Os clubes de vídeo também fecharão. Claro. Aqueles que ainda sobrevivem, acumulando dívidas na esperança que alguém estanque o saque daquilo que comercializam para poder recuperar, saberão que chegou o fim da linha. Mais algumas centenas de família sem trabalho, nem pão, mas com dívidas para o resto da vida porque alguém decidiu que afinal o seu negócio passou a basear-se em algo que nada vale.
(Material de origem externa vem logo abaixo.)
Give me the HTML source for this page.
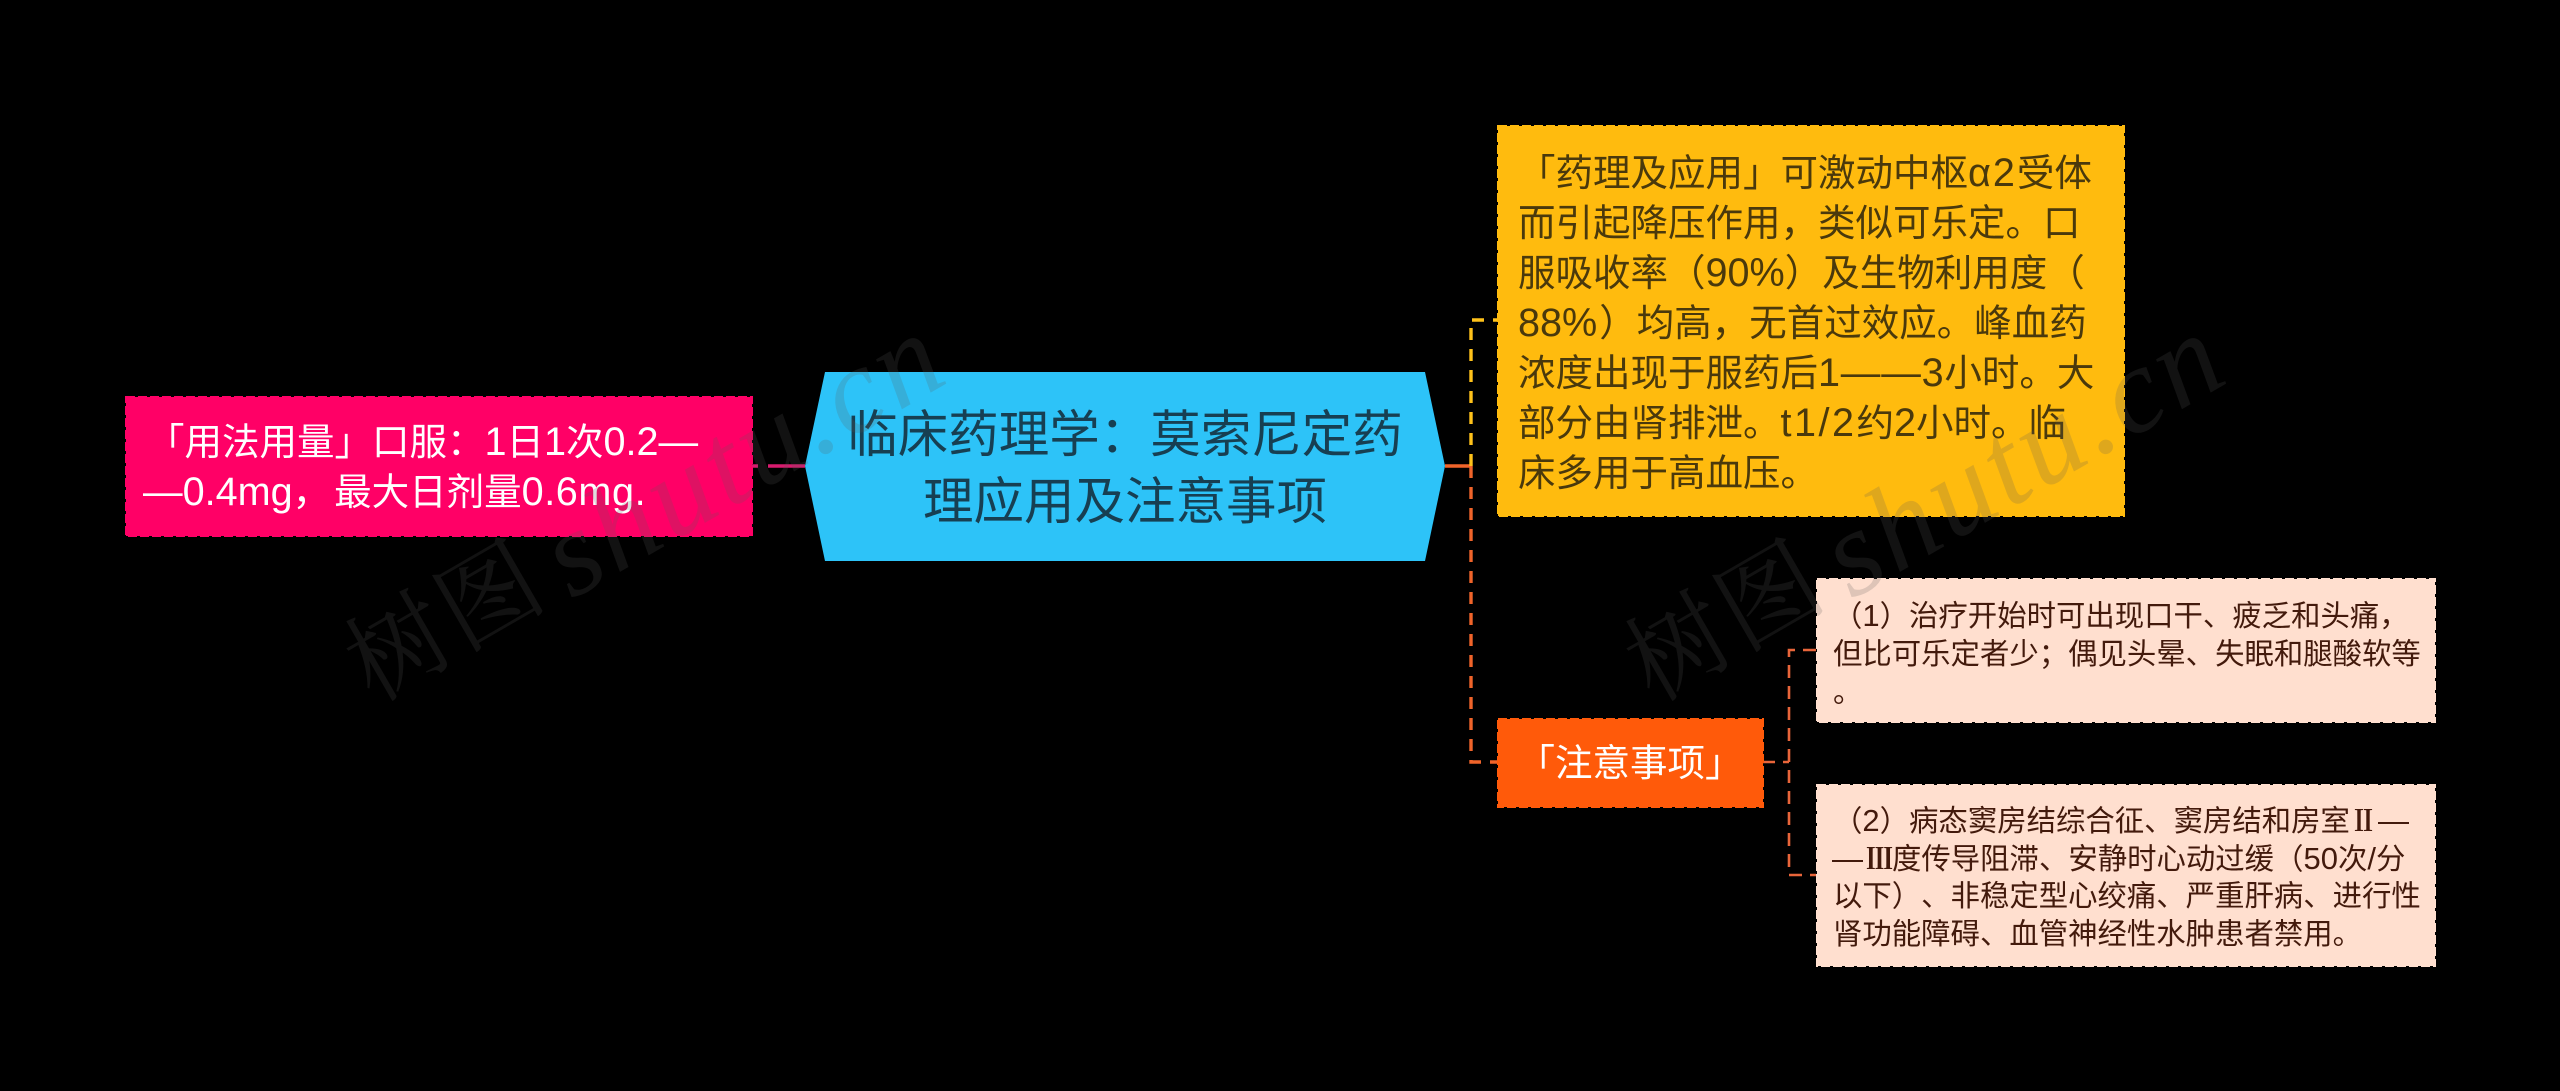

Resta-nos uma dúvida: Se esta é uma tentativa eleitoralista e populista de antecipação, para agradar a uma faixa etária que considera impensável pagar para ter uma música no seu ipod, muito mal andou o PCP. Não estávamos habituados a este tipo de acções por parte do Partido Comunista Português.
Este projecto de lei incentiva a libertinagem e condiciona a liberdade. A liberdade de cada um está sempre condicionada ao respeito pela liberdade dos outros. Quando se incentiva e estimula a libertinagem, estamos a ser permissivos. Tem sido a permissividade e ausência do carácter repressivo da lei – toda a lei tem que ter um carácter repressivo sob pena de se tornar inócua – que enraizou a mentalidade de que tudo posso “sacar” da internet. A legitimidade de pagar por uma obra cultural tem todo o cabimento e razão de ser, não devia sequer ser posta em causa. Em jogo, além da criação artística, está também uma indústria que emprega 6 milhões de pessoas em toda a Europa. Não se brinca com o posto de trabalho das pessoas, o PCP, mais que qualquer outro partido politico, deveria saber isso.
Com um diploma de uns meros dez artigos, de forma completamente displicente e sabe-se lá que mais, colocam-se em risco milhares de postos de trabalho. É Pena!
Por vezes dá vontade de parafrasear um daqueles militantes comunistas da velha guarda. “Andam uns a juntar com o bico e outros a espalhar com as patas”. Esta é, definitivamente, uma delas.
Felizmente nada deste disparate legislativo irá acontecer e tudo não passará de fumaça (eleitoralista?) porque, felizmente, temos tratados internacionais e uma Constituição da República Portuguesa que nos salvaguardam destes atentados.